For the material that follows, list every line containing the word "with".

(A block of data)

==================================================

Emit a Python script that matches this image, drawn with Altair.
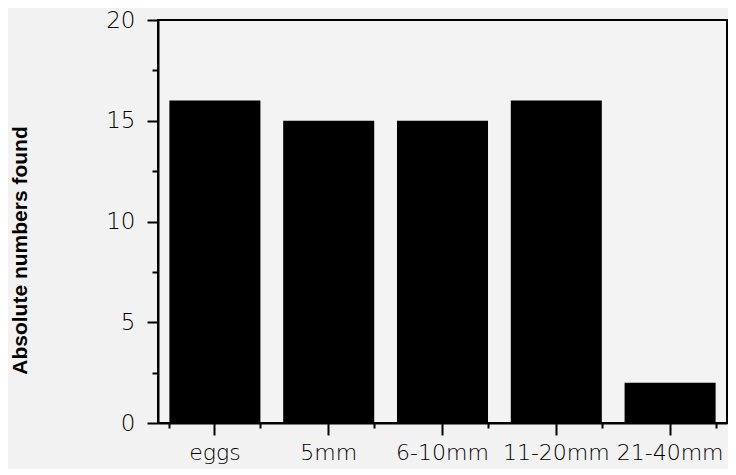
import altair as alt
import pandas as pd

categories = ["eggs", "5mm", "6-10mm", "11-20mm", "21-40mm"]
counts = [16, 15, 15, 16, 2]
y_major = [0, 5, 10, 15, 20]
y_minor = [2.5, 7.5, 12.5, 17.5]

df = pd.DataFrame({"stage": categories, "count": counts})

xscale = alt.Scale(domain=categories, paddingInner=0.2, paddingOuter=0.1)
yscale = alt.Scale(domain=[0, 20], nice=False, zero=True)

bars = alt.Chart(df).mark_bar(color="#000000").encode(
    x=alt.X("stage:N", sort=categories, scale=xscale,
            axis=alt.Axis(title=None, labelAngle=0, tickSize=12, labelPadding=7,
                          labelOverlap=False, labelBound=False, labelFont="DejaVu Sans",
                          labelFontSize=22, labelFontWeight=300, orient="bottom")),
    y=alt.Y("count:Q", scale=yscale,
            axis=alt.Axis(values=y_major, tickSize=11, labelPadding=12, grid=False,
                          title="Absolute numbers found", titleFont="Liberation Sans",
                          titleFontWeight="bold", titleFontSize=21, titleAngle=270,
                          titleAlign="center", titleBaseline="middle",
                          titleX=-138, titleY=230, labelFont="DejaVu Sans",
                          labelFontSize=23, labelFontWeight=300, orient="left")),
)

minor = alt.Chart(df).mark_point(opacity=0).encode(
    x=alt.X("stage:N", sort=categories, scale=xscale,
            axis=alt.Axis(title=None, labels=False, tickBand="extent", tickSize=5,
                          domain=False, orient="bottom")),
    y=alt.Y("count:Q", scale=yscale,
            axis=alt.Axis(values=y_minor, labels=False, tickSize=6, domain=False,
                          grid=False, title=None, orient="left")),
)

chart = (
    alt.layer(bars, minor)
    .resolve_axis(x="independent", y="independent")
    .properties(width=569, height=403, autosize=alt.AutoSizeParams(type="none"),
                padding={"left": 150, "top": 12, "right": 1, "bottom": 46})
    .configure(background="#f2f2f2")
    .configure_view(stroke="#000000", strokeWidth=2, fill="#f3f3f3")
    .configure_axis(domainColor="#000000", domainWidth=2, tickColor="#000000",
                    tickWidth=2, labelColor="#000000", titleColor="#000000")
)

chart.save("out.html", embed_options={"renderer": "svg", "actions": False})
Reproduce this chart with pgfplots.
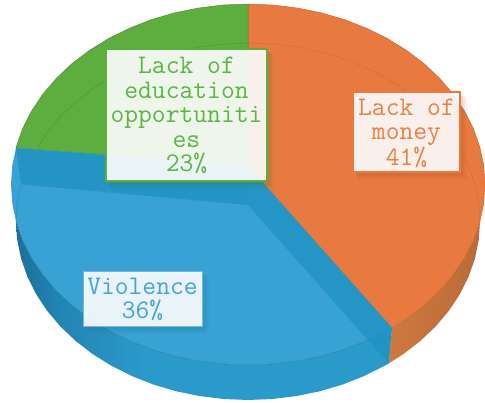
\documentclass[border=0pt]{standalone}
\usepackage{pgfplots}
\usepackage{fontspec}
\pgfplotsset{compat=1.18}
\setmainfont{Liberation Sans}

\definecolor{pieorange}{HTML}{E87A40}
\definecolor{piegreen}{HTML}{5DAD3F}
\definecolor{pieblue}{HTML}{37A2D3}
\definecolor{bandblue}{HTML}{2193C2}
\definecolor{textgreen}{HTML}{5CB546}
\definecolor{textorange}{HTML}{EA8048}
\definecolor{textblue}{HTML}{3FA6D8}
\definecolor{edgeblue}{HTML}{6CBBE0}
\definecolor{wallblue}{HTML}{2A9ACB}
\definecolor{wallbluedark}{HTML}{1D6F9C}
\definecolor{wallbluemid}{HTML}{2385B4}
\definecolor{wallorange}{HTML}{CE7840}
\definecolor{wallorangedark}{HTML}{B86C38}

% Side wall shadings: the 25bp..75bp range spans the width of the filled path
\pgfdeclarehorizontalshading{bluewall}{100bp}{
  color(0bp)=(wallbluedark); color(25bp)=(wallbluedark);
  color(31bp)=(wallbluemid); color(42bp)=(wallblue);
  color(100bp)=(wallblue)}
\pgfdeclarehorizontalshading{orangewall}{100bp}{
  color(0bp)=(wallorange); color(25bp)=(wallorange);
  color(75bp)=(wallorangedark); color(100bp)=(wallorangedark)}

% Callout: corners, colours and text
\newcommand{\callout}[9]{%
  \fill[#5!70!black,opacity=.07] (axis cs:#1+5,#2+5) rectangle (axis cs:#3+7,#4+8);
  \fill[#5!70!black,opacity=.09] (axis cs:#1+4,#2+4) rectangle (axis cs:#3+5,#4+6);
  \fill[#5!70!black,opacity=.12] (axis cs:#1+3,#2+3) rectangle (axis cs:#3+3,#4+4);
  \draw[draw=#6,line width=#7,fill=white,fill opacity=.9] (axis cs:#1,#2) rectangle (axis cs:#3,#4);
  \node[text=#8,align=center,inner sep=0pt,font=\ttfamily\fontsize{26.8}{24.5}\selectfont]
    at (axis cs:{(#1+#3)/2},{(#2+#4)/2+1}) {#9};
}

\begin{document}
\begin{tikzpicture}
\path[use as bounding box] (0,0) rectangle (485pt,402pt);
\begin{axis}[
  at={(0,0)},anchor=south west,
  scale only axis,width=485pt,height=402pt,
  xmin=0,xmax=485,ymin=0,ymax=402,y dir=reverse,
  hide axis,clip=true]

% Side wall under the Violence slice (36%)
\addplot[shading=bluewall,draw=none] coordinates {
  (392,328) (387.3,330.5) (366.5,340.75) (344.4,349.4) (321.2,356.2) (297.3,361.0)
  (272.8,364.0) (248,365) (223.2,364.0) (198.7,361.0) (174.8,356.2) (151.6,349.4)
  (129.5,340.75) (108.7,330.5) (89.4,318.6) (71.9,305.3) (56.3,290.6) (42.8,274.75)
  (31.5,257.9) (22.6,240.3) (16.2,222.0)
  (16,221.5) (17.3,240.2) (21.1,258.6) (27.4,276.7) (36.1,294.1) (47.1,310.75)
  (60.3,326.4) (75.6,340.9) (92.8,354.2) (111.6,365.9) (132,376.1) (153.6,384.6)
  (176.3,391.3) (199.8,396.1) (223.8,399) (248,400) (272.2,399) (296.2,396.1)
  (319.7,391.3) (342.4,384.6) (364,376.1) (384.4,365.9) (388.8,363.4) (392,328)};

% Side wall under the Lack of money slice (41%)
\addplot[shading=orangewall,draw=none] coordinates {
  (392,328) (406.6,318.6) (424.1,305.3) (439.7,290.6) (453.2,274.75) (464.5,257.9)
  (473.4,240.3) (479.8,222.0)
  (480,221.5) (478.7,240.2) (474.9,258.6) (468.6,276.7) (459.9,294.1) (448.9,310.75)
  (435.7,326.4) (420.4,340.9) (403.2,354.2) (388.8,363.4) (392,328)};

% Top face: Lack of money, 41%
\addplot[fill=pieorange,draw=pieorange!85!black,line width=.5pt] coordinates {
  (248,166) (248,4) (272.8,5.0) (297.3,8.0) (321.2,12.8) (344.4,19.6) (366.5,28.2)
  (387.3,38.5) (406.6,50.4) (424.1,63.7) (439.7,78.4) (453.2,94.25) (464.5,111.1)
  (473.4,128.7) (479.8,147.0) (483.7,165.6) (485,184.5) (483.7,203.4) (479.8,222.0)
  (473.4,240.3) (464.5,257.9) (453.2,274.75) (439.7,290.6) (424.1,305.3) (406.6,318.6)
  (392,328) (248,166)};

% Top face: Lack of education opportunities, 23%
\addplot[fill=piegreen,draw=piegreen!85!black,line width=.5pt] coordinates {
  (248,166) (16,148) (16.2,147.0) (22.6,128.7) (31.5,111.1) (42.8,94.25) (56.3,78.4)
  (71.9,63.7) (89.4,50.4) (108.7,38.5) (129.5,28.2) (151.6,19.6) (174.8,12.8)
  (198.7,8.0) (223.2,5.0) (248,4) (248,166)};

% Top face: Violence, 36%
\addplot[fill=pieblue,draw=none] coordinates {
  (248,166) (392,328) (387.3,330.5) (366.5,340.75) (344.4,349.4) (321.2,356.2)
  (297.3,361.0) (272.8,364.0) (248,365) (223.2,364.0) (198.7,361.0) (174.8,356.2)
  (151.6,349.4) (129.5,340.75) (108.7,330.5) (89.4,318.6) (71.9,305.3) (56.3,290.6)
  (42.8,274.75) (31.5,257.9) (22.6,240.3) (16.2,222.0) (12.3,203.4) (11,184.5)
  (12.3,165.6) (16,148) (248,166)};

% Rim between the top of the Violence slice and its side wall
\addplot[draw=bandblue!80!black,line width=.5pt,opacity=.7] coordinates {
  (392,328) (387.3,330.5) (366.5,340.75) (344.4,349.4) (321.2,356.2)
  (297.3,361.0) (272.8,364.0) (248,365) (223.2,364.0) (198.7,361.0) (174.8,356.2)
  (151.6,349.4) (129.5,340.75) (108.7,330.5) (89.4,318.6) (71.9,305.3) (56.3,290.6)
  (42.8,274.75) (31.5,257.9) (22.6,240.3) (16.2,222.0)};

% Cut faces of the Violence slice, showing through its translucent top
\addplot[fill=bandblue,fill opacity=.9,draw=none] coordinates {
  (16,148) (248,166) (248,205) (21.1,184.4) (16,148)};
\addplot[fill=bandblue,fill opacity=.85,draw=none] coordinates {
  (248,166) (392,328) (388.8,363.4) (248,205) (248,166)};

% Far rim of the base, faintly visible through the top
\addplot[draw=pieorange!85!black,line width=.5pt,opacity=.6] coordinates {
  (248,43) (272.2,44) (296.2,46.9) (319.7,51.7) (342.4,58.4) (364,66.9) (384.4,77.1)
  (403.2,88.9) (420.4,102.1) (435.7,116.6) (448.9,132.25) (459.9,148.9) (468.6,166.3)
  (474.9,184.4) (478.7,202.8) (480,221.5)};
\addplot[draw=piegreen!80!black,line width=.5pt,opacity=.6] coordinates {
  (38,147) (47.1,132.25) (60.3,116.6) (75.6,102.1) (92.8,88.9) (111.6,77.1) (132,66.9)
  (153.6,58.4) (176.3,51.7) (199.8,46.9) (223.8,44) (248,43)};
\addplot[draw=bandblue!85!black,line width=.5pt,opacity=.5] coordinates {
  (21.1,184.4) (17.3,202.8) (16,221.5) (17.3,240.2)};

\callout{106}{49}{267}{180.5}{piegreen}{piegreen}{2pt}{textgreen}{Lack of\\education\\opportuniti\\es\\23\%}
\callout{353}{92}{460}{172}{pieorange}{pieorange}{1.6pt}{textorange}{Lack of\\money\\41\%}
\callout{83}{271}{202}{326}{pieblue}{edgeblue}{1pt}{textblue}{Violence\\36\%}
\end{axis}
\end{tikzpicture}
\end{document}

==================================================

» CORRECT OUTPUT:
Emit a Python script that matches this image, drawn with Altair.
Reproduce this chart with pgfplots.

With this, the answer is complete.